Prompt
Among these lines, how many include "this"? Answer only with the number.

Provided data
-=-=-

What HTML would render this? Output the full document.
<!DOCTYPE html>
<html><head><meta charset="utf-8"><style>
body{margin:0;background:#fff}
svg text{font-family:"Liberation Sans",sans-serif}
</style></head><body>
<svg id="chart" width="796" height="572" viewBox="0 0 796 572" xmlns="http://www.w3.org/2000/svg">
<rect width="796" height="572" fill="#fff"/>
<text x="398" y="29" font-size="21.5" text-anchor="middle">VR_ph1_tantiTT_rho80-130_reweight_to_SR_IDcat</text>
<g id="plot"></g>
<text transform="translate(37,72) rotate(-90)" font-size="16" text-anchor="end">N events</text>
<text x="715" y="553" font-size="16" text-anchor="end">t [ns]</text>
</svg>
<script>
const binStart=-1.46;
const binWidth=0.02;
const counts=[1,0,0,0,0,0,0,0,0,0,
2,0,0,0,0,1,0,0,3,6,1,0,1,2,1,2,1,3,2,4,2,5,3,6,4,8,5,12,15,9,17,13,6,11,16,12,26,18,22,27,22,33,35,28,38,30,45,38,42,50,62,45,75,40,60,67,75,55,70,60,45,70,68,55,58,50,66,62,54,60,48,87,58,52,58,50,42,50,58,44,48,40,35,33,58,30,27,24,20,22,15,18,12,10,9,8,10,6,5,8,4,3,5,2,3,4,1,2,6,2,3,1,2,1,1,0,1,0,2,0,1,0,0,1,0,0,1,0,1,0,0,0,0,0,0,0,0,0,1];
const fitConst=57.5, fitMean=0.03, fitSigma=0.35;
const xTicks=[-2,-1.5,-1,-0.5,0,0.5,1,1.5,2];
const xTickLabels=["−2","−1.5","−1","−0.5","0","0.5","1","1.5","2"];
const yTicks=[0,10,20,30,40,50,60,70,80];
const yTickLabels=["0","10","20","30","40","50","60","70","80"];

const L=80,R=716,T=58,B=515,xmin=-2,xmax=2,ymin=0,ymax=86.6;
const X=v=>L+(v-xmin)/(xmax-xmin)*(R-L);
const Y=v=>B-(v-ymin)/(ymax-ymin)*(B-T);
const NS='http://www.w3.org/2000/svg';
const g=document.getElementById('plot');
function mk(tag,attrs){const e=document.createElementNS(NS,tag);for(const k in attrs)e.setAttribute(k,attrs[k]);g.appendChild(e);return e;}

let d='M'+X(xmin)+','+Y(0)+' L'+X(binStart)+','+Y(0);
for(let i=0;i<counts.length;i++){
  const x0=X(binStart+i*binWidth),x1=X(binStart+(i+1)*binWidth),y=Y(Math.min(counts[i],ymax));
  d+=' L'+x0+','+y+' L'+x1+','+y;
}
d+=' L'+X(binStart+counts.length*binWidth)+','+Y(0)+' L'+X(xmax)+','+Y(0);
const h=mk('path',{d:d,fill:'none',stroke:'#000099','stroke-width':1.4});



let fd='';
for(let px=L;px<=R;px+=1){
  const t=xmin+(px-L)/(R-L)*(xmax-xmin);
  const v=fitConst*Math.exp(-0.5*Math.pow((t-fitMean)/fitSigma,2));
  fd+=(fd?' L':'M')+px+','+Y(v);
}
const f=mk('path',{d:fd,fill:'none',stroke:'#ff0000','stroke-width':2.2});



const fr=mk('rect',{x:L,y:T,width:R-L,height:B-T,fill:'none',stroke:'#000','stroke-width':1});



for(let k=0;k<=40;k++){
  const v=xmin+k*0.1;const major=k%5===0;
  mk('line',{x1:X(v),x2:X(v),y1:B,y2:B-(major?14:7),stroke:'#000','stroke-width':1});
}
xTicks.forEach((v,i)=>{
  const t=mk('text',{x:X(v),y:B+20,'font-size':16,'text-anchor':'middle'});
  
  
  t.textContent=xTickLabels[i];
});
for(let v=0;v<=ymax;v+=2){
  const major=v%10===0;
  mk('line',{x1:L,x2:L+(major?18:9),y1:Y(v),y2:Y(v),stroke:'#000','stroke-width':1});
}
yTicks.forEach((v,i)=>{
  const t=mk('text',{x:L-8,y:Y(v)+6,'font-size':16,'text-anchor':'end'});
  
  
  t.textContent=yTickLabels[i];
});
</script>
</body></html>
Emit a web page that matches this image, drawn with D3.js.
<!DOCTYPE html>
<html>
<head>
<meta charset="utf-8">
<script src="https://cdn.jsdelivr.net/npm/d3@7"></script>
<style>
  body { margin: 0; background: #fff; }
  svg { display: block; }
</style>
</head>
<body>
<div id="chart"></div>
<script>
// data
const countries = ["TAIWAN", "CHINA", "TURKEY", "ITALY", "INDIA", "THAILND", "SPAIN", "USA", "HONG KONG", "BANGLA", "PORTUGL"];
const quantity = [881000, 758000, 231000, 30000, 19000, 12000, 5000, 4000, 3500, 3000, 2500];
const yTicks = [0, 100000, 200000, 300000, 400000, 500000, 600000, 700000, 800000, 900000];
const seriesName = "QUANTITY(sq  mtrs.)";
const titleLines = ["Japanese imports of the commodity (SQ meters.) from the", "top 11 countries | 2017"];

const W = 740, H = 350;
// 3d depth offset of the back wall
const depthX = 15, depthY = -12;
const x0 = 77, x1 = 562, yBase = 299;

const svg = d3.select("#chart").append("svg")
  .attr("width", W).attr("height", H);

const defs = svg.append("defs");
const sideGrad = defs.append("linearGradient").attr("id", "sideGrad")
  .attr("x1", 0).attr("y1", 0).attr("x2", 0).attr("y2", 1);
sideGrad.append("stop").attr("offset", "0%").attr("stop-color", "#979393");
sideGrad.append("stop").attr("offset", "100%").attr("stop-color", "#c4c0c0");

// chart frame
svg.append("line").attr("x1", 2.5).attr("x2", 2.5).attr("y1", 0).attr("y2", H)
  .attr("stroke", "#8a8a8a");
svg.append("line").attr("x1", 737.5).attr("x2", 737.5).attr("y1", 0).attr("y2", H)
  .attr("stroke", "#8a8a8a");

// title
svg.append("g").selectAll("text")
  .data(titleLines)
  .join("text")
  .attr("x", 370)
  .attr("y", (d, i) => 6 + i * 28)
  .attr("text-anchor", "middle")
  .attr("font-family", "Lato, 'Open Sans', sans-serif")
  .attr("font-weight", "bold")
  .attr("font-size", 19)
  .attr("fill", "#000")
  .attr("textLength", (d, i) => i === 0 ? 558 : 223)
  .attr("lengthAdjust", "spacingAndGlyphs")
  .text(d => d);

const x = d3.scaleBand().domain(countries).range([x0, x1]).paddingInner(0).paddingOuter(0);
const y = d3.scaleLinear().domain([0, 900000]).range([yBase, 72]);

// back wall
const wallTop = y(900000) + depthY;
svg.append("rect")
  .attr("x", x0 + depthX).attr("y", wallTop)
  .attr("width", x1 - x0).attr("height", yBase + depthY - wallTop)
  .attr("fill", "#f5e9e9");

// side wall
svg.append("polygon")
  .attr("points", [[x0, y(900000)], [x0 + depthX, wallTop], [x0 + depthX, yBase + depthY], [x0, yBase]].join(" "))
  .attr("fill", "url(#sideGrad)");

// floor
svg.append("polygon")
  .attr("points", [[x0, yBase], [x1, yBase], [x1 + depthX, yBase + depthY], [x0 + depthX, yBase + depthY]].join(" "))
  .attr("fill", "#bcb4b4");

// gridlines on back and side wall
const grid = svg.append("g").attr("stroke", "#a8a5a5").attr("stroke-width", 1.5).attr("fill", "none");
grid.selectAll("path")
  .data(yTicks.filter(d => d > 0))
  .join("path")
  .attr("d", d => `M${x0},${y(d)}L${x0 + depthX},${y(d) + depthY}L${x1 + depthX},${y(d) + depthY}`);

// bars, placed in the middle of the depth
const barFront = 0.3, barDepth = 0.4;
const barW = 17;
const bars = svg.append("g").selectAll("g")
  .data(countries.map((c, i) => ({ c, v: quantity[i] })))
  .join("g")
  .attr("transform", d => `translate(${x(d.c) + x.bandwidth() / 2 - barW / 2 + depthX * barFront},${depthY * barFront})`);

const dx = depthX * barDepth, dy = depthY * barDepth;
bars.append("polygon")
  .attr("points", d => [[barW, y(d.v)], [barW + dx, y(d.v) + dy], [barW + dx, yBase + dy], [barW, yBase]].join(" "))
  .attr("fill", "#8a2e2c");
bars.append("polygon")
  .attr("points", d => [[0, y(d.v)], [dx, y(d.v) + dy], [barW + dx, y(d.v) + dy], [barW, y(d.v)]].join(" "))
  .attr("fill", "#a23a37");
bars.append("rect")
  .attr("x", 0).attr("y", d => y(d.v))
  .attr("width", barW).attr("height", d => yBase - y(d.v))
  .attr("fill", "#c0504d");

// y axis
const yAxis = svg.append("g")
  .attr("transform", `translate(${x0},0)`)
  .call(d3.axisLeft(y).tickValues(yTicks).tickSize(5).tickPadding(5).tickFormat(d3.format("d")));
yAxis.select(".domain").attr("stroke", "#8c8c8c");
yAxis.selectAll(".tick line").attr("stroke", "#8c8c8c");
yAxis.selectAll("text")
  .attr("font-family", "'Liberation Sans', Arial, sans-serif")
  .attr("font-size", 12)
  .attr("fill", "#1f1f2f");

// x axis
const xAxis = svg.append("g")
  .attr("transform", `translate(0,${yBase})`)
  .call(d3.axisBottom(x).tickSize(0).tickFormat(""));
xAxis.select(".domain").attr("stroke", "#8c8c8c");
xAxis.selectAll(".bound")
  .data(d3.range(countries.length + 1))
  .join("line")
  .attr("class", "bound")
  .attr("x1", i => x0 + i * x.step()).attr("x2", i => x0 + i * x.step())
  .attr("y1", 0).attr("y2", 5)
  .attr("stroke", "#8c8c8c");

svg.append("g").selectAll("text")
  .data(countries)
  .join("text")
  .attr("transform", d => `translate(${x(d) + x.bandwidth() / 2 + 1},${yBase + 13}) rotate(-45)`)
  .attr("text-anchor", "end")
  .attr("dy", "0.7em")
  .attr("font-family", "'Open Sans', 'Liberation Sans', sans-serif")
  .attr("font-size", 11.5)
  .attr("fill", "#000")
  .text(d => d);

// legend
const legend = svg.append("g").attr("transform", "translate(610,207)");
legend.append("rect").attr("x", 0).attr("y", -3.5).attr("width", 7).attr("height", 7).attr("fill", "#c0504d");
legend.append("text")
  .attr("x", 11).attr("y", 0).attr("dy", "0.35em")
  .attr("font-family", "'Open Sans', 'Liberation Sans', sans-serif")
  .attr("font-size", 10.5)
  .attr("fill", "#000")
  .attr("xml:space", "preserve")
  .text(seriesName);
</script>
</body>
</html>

-=-=-

Reply to the task
2